S&P affirmed the short-term rating on GR at 'B'.
At the same time, S&P lowered rating on GR's senior unsecured bonds to 'B+' from 'BB-'.
The rating action primarily reflects S&P’s assessment that the financial leverage at Georgian Railways has increased as a result of the decline in freight volumes in the first half of 2016, and will recover to previous levels in the next 12-24 months.
S&P estimates that in the first eight months of 2016, GR has lost up to 47 percent of oil product turnovers, one of its most profitable cargo types.

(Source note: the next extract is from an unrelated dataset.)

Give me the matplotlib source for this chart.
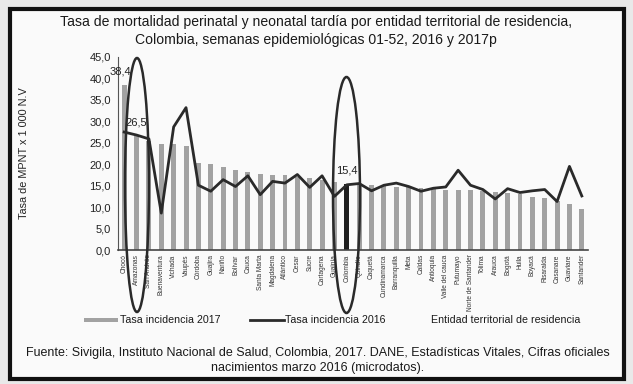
import matplotlib
matplotlib.use("Agg")
import matplotlib.pyplot as plt
from matplotlib.patches import Ellipse, Rectangle
from matplotlib.lines import Line2D
from matplotlib.ticker import FuncFormatter, MultipleLocator
import numpy as np

plt.rcParams['font.family'] = ['Liberation Sans', 'DejaVu Sans']

categories = ["Chocó", "Amazonas", "San Andrés", "Buenaventura", "Vichada", "Vaupés",
              "Córdoba", "Guajira", "Nariño", "Bolívar", "Cauca", "Santa Marta",
              "Magdalena", "Atlántico", "Cesar", "Sucre", "Cartagena", "Guainía",
              "Colombia", "Quindío", "Caquetá", "Cundinamarca", "Barranquilla", "Meta",
              "Caldas", "Antioquia", "Valle del cauca", "Putumayo", "Norte de Santander",
              "Tolima", "Arauca", "Bogotá", "Huila", "Boyacá", "Risaralda", "Casanare",
              "Guaviare", "Santander"]

tasa_2017 = [38.4, 26.5, 25.3, 24.8, 24.6, 24.2, 20.4, 20.1, 19.3, 18.7, 18.3, 17.7,
             17.6, 17.4, 17.0, 16.8, 16.4, 15.8, 15.4, 15.3, 15.1, 14.9, 14.8, 14.6,
             14.5, 14.3, 14.1, 14.0, 13.9, 13.7, 13.6, 13.4, 13.1, 12.4, 12.2, 11.5,
             10.7, 9.5]

tasa_2016 = [27.5, 26.8, 25.9, 8.6, 28.7, 33.2, 15.1, 13.7, 16.4, 14.8, 17.3, 12.9,
             16.0, 15.6, 17.6, 14.6, 17.3, 12.5, 15.2, 15.5, 13.8, 15.1, 15.6, 14.8,
             13.7, 14.4, 14.7, 18.6, 15.1, 14.1, 11.9, 14.3, 13.4, 13.8, 14.1, 11.3,
             19.5, 12.6]

labels_show = {"Chocó": "38,4", "Amazonas": "26,5", "Colombia": "15,4"}

W, H = 633, 384
fig = plt.figure(figsize=(W / 100, H / 100), dpi=100)
fig.patch.set_facecolor('#e9e9e9')

# white framed box
fig.patches.append(Rectangle((10 / W, 1 - 379 / H), 614 / W, 370 / H, transform=fig.transFigure,
                             facecolor='#fafafa', edgecolor='#111111', linewidth=3, zorder=-5))

ax = fig.add_axes([118 / W, 1 - 250 / H, 470 / W, 193 / H])
ax.set_zorder(2)
ax.set_facecolor('none')
x = np.arange(len(categories))
bar_colors = ['#1e1e1e' if c == "Colombia" else '#a2a2a2' for c in categories]
ax.bar(x, tasa_2017, width=0.4, color=bar_colors, zorder=2)
ax.plot(x, tasa_2016, color='#2a2a2a', linewidth=2.0, zorder=3)

for c, txt in labels_show.items():
    i = categories.index(c)
    dx = -3 if c == "Chocó" else 0
    ax.annotate(txt, (i, tasa_2017[i]), xytext=(dx, 10), textcoords='offset points',
                ha='center', va='center', fontsize=8, color='#222222', zorder=4)

ax.set_xlim(-0.5, len(categories) - 0.5)
ax.set_ylim(0, 45)
ax.yaxis.set_major_locator(MultipleLocator(5))
ax.yaxis.set_major_formatter(FuncFormatter(lambda v, p: f"{v:.1f}".replace('.', ',')))
ax.tick_params(axis='y', length=0, labelsize=8, labelcolor='#222222', pad=5)
ax.set_xticks(x)
ax.set_xticklabels(categories, rotation=90, fontsize=4.7, color='#333333')
ax.tick_params(axis='x', length=0, pad=3)
for s in ['top', 'right']:
    ax.spines[s].set_visible(False)
ax.spines['left'].set_color('#555555')
ax.spines['bottom'].set_color('#444444')
ax.spines['bottom'].set_linewidth(1.2)
ax.set_ylabel("Tasa de MPNT x 1 000 N.V", fontsize=7.8, color='#222222')
ax.yaxis.set_label_coords(-0.19, 0.5)

# title
fig.text(316 / W, 1 - 22 / H, "Tasa de mortalidad perinatal y neonatal tardía por entidad territorial de residencia,",
         ha='center', va='center', fontsize=10.1, color='#1a1a1a')
fig.text(316 / W, 1 - 40 / H, "Colombia, semanas epidemiológicas 01-52, 2016 y 2017p",
         ha='center', va='center', fontsize=10.1, color='#1a1a1a')

# legend
fig.patches.append(Rectangle((84 / W, 1 - 322 / H), 34 / W, 4 / H, transform=fig.transFigure,
                             facecolor='#a2a2a2', edgecolor='none'))
fig.text(120 / W, 1 - 320 / H, "Tasa incidencia 2017", ha='left', va='center', fontsize=7.7, color='#1a1a1a')
fig.lines.append(Line2D([250 / W, 284 / W], [1 - 320 / H, 1 - 320 / H], transform=fig.transFigure,
                        color='#2a2a2a', linewidth=2.0))
fig.text(285 / W, 1 - 320 / H, "Tasa incidencia 2016", ha='left', va='center', fontsize=7.7, color='#1a1a1a')
fig.text(506 / W, 1 - 320 / H, "Entidad territorial de residencia", ha='center', va='center',
         fontsize=7.7, color='#1a1a1a')

# source
fig.text(318 / W, 1 - 353 / H,
         "Fuente: Sivigila, Instituto Nacional de Salud, Colombia, 2017. DANE, Estadísticas Vitales, Cifras oficiales",
         ha='center', va='center', fontsize=9.0, color='#1a1a1a')
fig.text(318 / W, 1 - 368 / H, "nacimientos marzo 2016 (microdatos).",
         ha='center', va='center', fontsize=9.0, color='#1a1a1a')

# hand-drawn highlight ellipses
fig.patches.append(Ellipse((137 / W, 1 - 185 / H), 24 / W, 254 / H, transform=fig.transFigure,
                           facecolor='none', edgecolor='#2a2a2a', linewidth=1.8, zorder=5))
fig.patches.append(Ellipse((346.5 / W, 1 - 195 / H), 27 / W, 236 / H, transform=fig.transFigure,
                           facecolor='none', edgecolor='#2a2a2a', linewidth=1.8, zorder=5))

fig.savefig("out.png", dpi=100, facecolor=fig.get_facecolor())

“There was also a decline of about 16 percent in dry cargo volumes, with some items falling by more than 30 percent,” the message said. “The causes vary between cargo types and include weaker economic environments in neighboring economies and repair and maintenance work in the oil and gas processing plants that supply liquid products.”
S&P base case assumes revenues to decline by 23-27 percent in 2016 with a subsequent recovery of 10-15 percent in 2017-2018; S&P Global Ratings-adjusted EBITDA margin to fall to 45-50 percent in 2016 and stay in the 45-50 percent area over the next two-to-three years; dividends distributed in line with the company’s policy.
The stable outlook on GR reflects S&P’s expectation that the company should be able to stabilize its operating performance in the remaining months of 2016 and begin to gradually improve its financial measures.
S&P expects that the company should be able to maintain its margins within the 40-50 percent range and its FFO-to-debt measures will be above 12 percent.
S&P could lower ratings on GR if the company were unable to stabilize its performance and maintain EBITDA margins above 40 percent or if its FFO-to-debt ratio were to stay below 12 percent for a sustained period.
S&P could also take a negative rating action if company's cash balances deplete, materially weakening its liquidity position.
S&P could raise the rating on GR if the company were to demonstrate meaningful improvement in its operating performance and profitability, leading its FFO-to-debt ratio to increase above 20 percent and debt-to-EBITDA ratio to fall below 4x.